▽

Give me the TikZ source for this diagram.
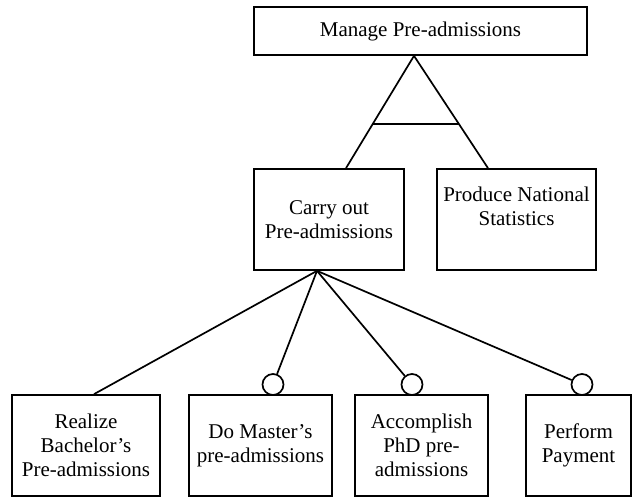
\documentclass[tikz,border=0pt]{standalone}
\usepackage{fontspec}
\setmainfont{Liberation Serif}
\usetikzlibrary{calc}
\begin{document}
\begin{tikzpicture}[x=1pt,y=-1pt,
  box/.style={draw, line width=1.7pt, inner sep=0pt, align=center,
              font=\fontsize{21}{24}\selectfont},
  label text/.style={inner sep=0pt, align=center, font=\fontsize{21}{24}\selectfont},
  ring/.style={draw, circle, line width=1.7pt, minimum size=21pt, inner sep=0pt, fill=white},
  link/.style={line width=1.7pt}]
\useasboundingbox (0,0) rectangle (633,497);

% goal hierarchy boxes
\node[box, minimum width=333, minimum height=48] (manage) at (420.5,31) {Manage Pre-admissions};
\node[box, minimum width=150, minimum height=101] (carry) at (329,219.5) {Carry out\\Pre-admissions};
\node[box, minimum width=159, minimum height=101] (prod) at (516.5,219.5) {};
\node[label text, anchor=north] (prodtxt) at ([yshift=-19]prod.north) {Produce National\\Statistics};

\node[box, minimum width=148, minimum height=101] (bach) at (86,445.5) {Realize\\Bachelor's\\Pre-admissions};
\node[box, minimum width=143, minimum height=101] (mast) at (260.5,445.5) {Do Master's\\pre-admissions};
\node[box, minimum width=133, minimum height=101] (phd) at (421.5,445.5) {Accomplish\\PhD pre-\\admissions};
\node[box, minimum width=105, minimum height=101] (pay) at (578.5,445.5) {Perform\\Payment};

% optional markers
\node[ring] (omast) at (273,384.5) {};
\node[ring] (ophd) at (412,384.5) {};
\node[ring] (opay) at (582,384.5) {};

% AND decomposition (triangle)
\coordinate (apex) at ([xshift=-6.5]manage.south);
\coordinate (hub) at ([xshift=-12]carry.south);
\draw[link] (apex) -- ([xshift=17]carry.north);
\draw[link] (apex) -- ([xshift=-28.5]prod.north);
\draw[link] ($(apex)!0.605!([xshift=17]carry.north)$) -- ($(apex)!0.605!([xshift=-28.5]prod.north)$);

% OR decomposition
\draw[link] (hub) -- ([xshift=8]bach.north);
\draw[link] (hub) -- (omast);
\draw[link] (hub) -- (ophd);
\draw[link] (hub) -- (opay);
\end{tikzpicture}
\end{document}
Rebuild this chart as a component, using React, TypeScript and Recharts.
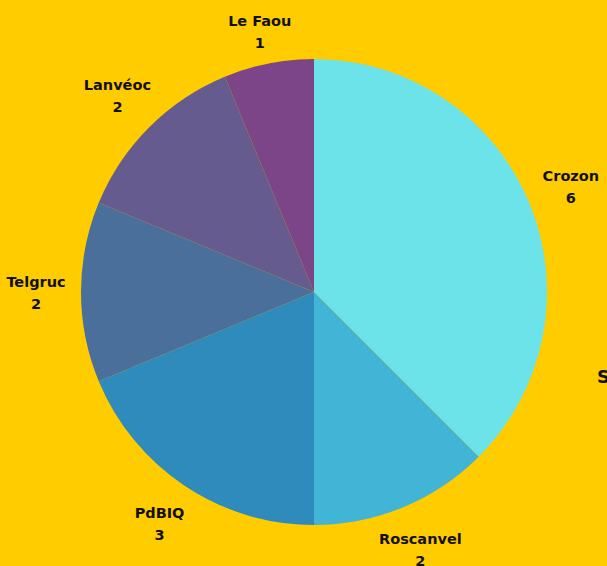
import React from "react";
import { PieChart, Pie, Cell } from "recharts";

const communes = ["Crozon", "Roscanvel", "PdBIQ", "Telgruc", "Lanvéoc", "Le Faou"];
const counts = [6, 2, 3, 2, 2, 1];
const colors = ["#6BE3E8", "#42B4D6", "#2E8BBC", "#4A6F9B", "#655B8E", "#7C4587"];
const sideText = "S";

const data = communes.map((name, i) => ({ name, value: counts[i] }));

const RAD = Math.PI / 180;

const renderLabel = (props: any) => {
  const { cx, cy, midAngle, index } = props;
  const r = 278;
  const x = cx + r * Math.cos(-midAngle * RAD);
  let y = cy + r * Math.sin(-midAngle * RAD);
  y = Math.max(y, 31);
  return (
    <text
      x={x}
      y={y}
      textAnchor="middle"
      fill="#111"
      fontFamily="DejaVu Sans, sans-serif"
      fontWeight="bold"
      fontSize={14.5}
    >
      <tspan x={x} y={y - 5}>{communes[index]}</tspan>
      <tspan x={x} y={y + 17}>{counts[index]}</tspan>
    </text>
  );
};

export default function App() {
  return (
    <div style={{ position: "absolute", left: 0, top: 0, width: 607, height: 566, background: "#FFCC00", overflow: "hidden" }}>
      <style>{`body{margin:0;background:#FFCC00;}`}</style>
      <PieChart width={607} height={566} margin={{ top: 0, right: 0, bottom: 0, left: 0 }}>
        <Pie
          data={data}
          dataKey="value"
          nameKey="name"
          cx={314}
          cy={292}
          outerRadius={233}
          startAngle={90}
          endAngle={-270}
          stroke="none"
          label={renderLabel}
          labelLine={false}
          isAnimationActive={false}
        >
          {data.map((d, i) => (
            <Cell key={d.name} fill={colors[i]} />
          ))}
        </Pie>
        <text x={597} y={383} fill="#111" fontFamily="DejaVu Sans, sans-serif" fontWeight="bold" fontSize={18}>
          {sideText}
        </text>
      </PieChart>
    </div>
  );
}
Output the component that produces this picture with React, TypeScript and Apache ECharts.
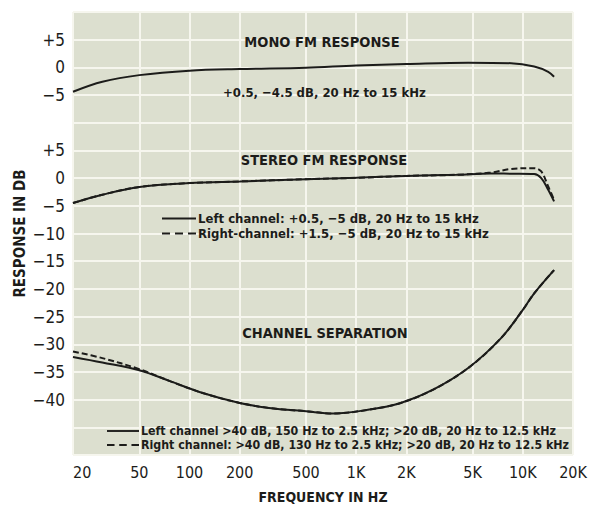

△

### Brief:
Transcribe all the data word for word; the images stay out.

### Answer to this problem:
Give me the TikZ source for this diagram.
\documentclass[tikz,border=0pt]{standalone}
\usepackage{fontspec}
\setmainfont{Liberation Serif}
\usetikzlibrary{calc}
\begin{document}
\begin{tikzpicture}[x=1pt,y=-1pt,
  box/.style={draw, line width=1.7pt, inner sep=0pt, align=center,
              font=\fontsize{21}{24}\selectfont},
  label text/.style={inner sep=0pt, align=center, font=\fontsize{21}{24}\selectfont},
  ring/.style={draw, circle, line width=1.7pt, minimum size=21pt, inner sep=0pt, fill=white},
  link/.style={line width=1.7pt}]
\useasboundingbox (0,0) rectangle (633,497);

% goal hierarchy boxes
\node[box, minimum width=333, minimum height=48] (manage) at (420.5,31) {Manage Pre-admissions};
\node[box, minimum width=150, minimum height=101] (carry) at (329,219.5) {Carry out\\Pre-admissions};
\node[box, minimum width=159, minimum height=101] (prod) at (516.5,219.5) {};
\node[label text, anchor=north] (prodtxt) at ([yshift=-19]prod.north) {Produce National\\Statistics};

\node[box, minimum width=148, minimum height=101] (bach) at (86,445.5) {Realize\\Bachelor's\\Pre-admissions};
\node[box, minimum width=143, minimum height=101] (mast) at (260.5,445.5) {Do Master's\\pre-admissions};
\node[box, minimum width=133, minimum height=101] (phd) at (421.5,445.5) {Accomplish\\PhD pre-\\admissions};
\node[box, minimum width=105, minimum height=101] (pay) at (578.5,445.5) {Perform\\Payment};

% optional markers
\node[ring] (omast) at (273,384.5) {};
\node[ring] (ophd) at (412,384.5) {};
\node[ring] (opay) at (582,384.5) {};

% AND decomposition (triangle)
\coordinate (apex) at ([xshift=-6.5]manage.south);
\coordinate (hub) at ([xshift=-12]carry.south);
\draw[link] (apex) -- ([xshift=17]carry.north);
\draw[link] (apex) -- ([xshift=-28.5]prod.north);
\draw[link] ($(apex)!0.605!([xshift=17]carry.north)$) -- ($(apex)!0.605!([xshift=-28.5]prod.north)$);

% OR decomposition
\draw[link] (hub) -- ([xshift=8]bach.north);
\draw[link] (hub) -- (omast);
\draw[link] (hub) -- (ophd);
\draw[link] (hub) -- (opay);
\end{tikzpicture}
\end{document}
Rebuild this chart as a component, using React, TypeScript and Recharts.
import React from "react";
import { PieChart, Pie, Cell } from "recharts";

const communes = ["Crozon", "Roscanvel", "PdBIQ", "Telgruc", "Lanvéoc", "Le Faou"];
const counts = [6, 2, 3, 2, 2, 1];
const colors = ["#6BE3E8", "#42B4D6", "#2E8BBC", "#4A6F9B", "#655B8E", "#7C4587"];
const sideText = "S";

const data = communes.map((name, i) => ({ name, value: counts[i] }));

const RAD = Math.PI / 180;

const renderLabel = (props: any) => {
  const { cx, cy, midAngle, index } = props;
  const r = 278;
  const x = cx + r * Math.cos(-midAngle * RAD);
  let y = cy + r * Math.sin(-midAngle * RAD);
  y = Math.max(y, 31);
  return (
    <text
      x={x}
      y={y}
      textAnchor="middle"
      fill="#111"
      fontFamily="DejaVu Sans, sans-serif"
      fontWeight="bold"
      fontSize={14.5}
    >
      <tspan x={x} y={y - 5}>{communes[index]}</tspan>
      <tspan x={x} y={y + 17}>{counts[index]}</tspan>
    </text>
  );
};

export default function App() {
  return (
    <div style={{ position: "absolute", left: 0, top: 0, width: 607, height: 566, background: "#FFCC00", overflow: "hidden" }}>
      <style>{`body{margin:0;background:#FFCC00;}`}</style>
      <PieChart width={607} height={566} margin={{ top: 0, right: 0, bottom: 0, left: 0 }}>
        <Pie
          data={data}
          dataKey="value"
          nameKey="name"
          cx={314}
          cy={292}
          outerRadius={233}
          startAngle={90}
          endAngle={-270}
          stroke="none"
          label={renderLabel}
          labelLine={false}
          isAnimationActive={false}
        >
          {data.map((d, i) => (
            <Cell key={d.name} fill={colors[i]} />
          ))}
        </Pie>
        <text x={597} y={383} fill="#111" fontFamily="DejaVu Sans, sans-serif" fontWeight="bold" fontSize={18}>
          {sideText}
        </text>
      </PieChart>
    </div>
  );
}
Output the component that produces this picture with React, TypeScript and Apache ECharts.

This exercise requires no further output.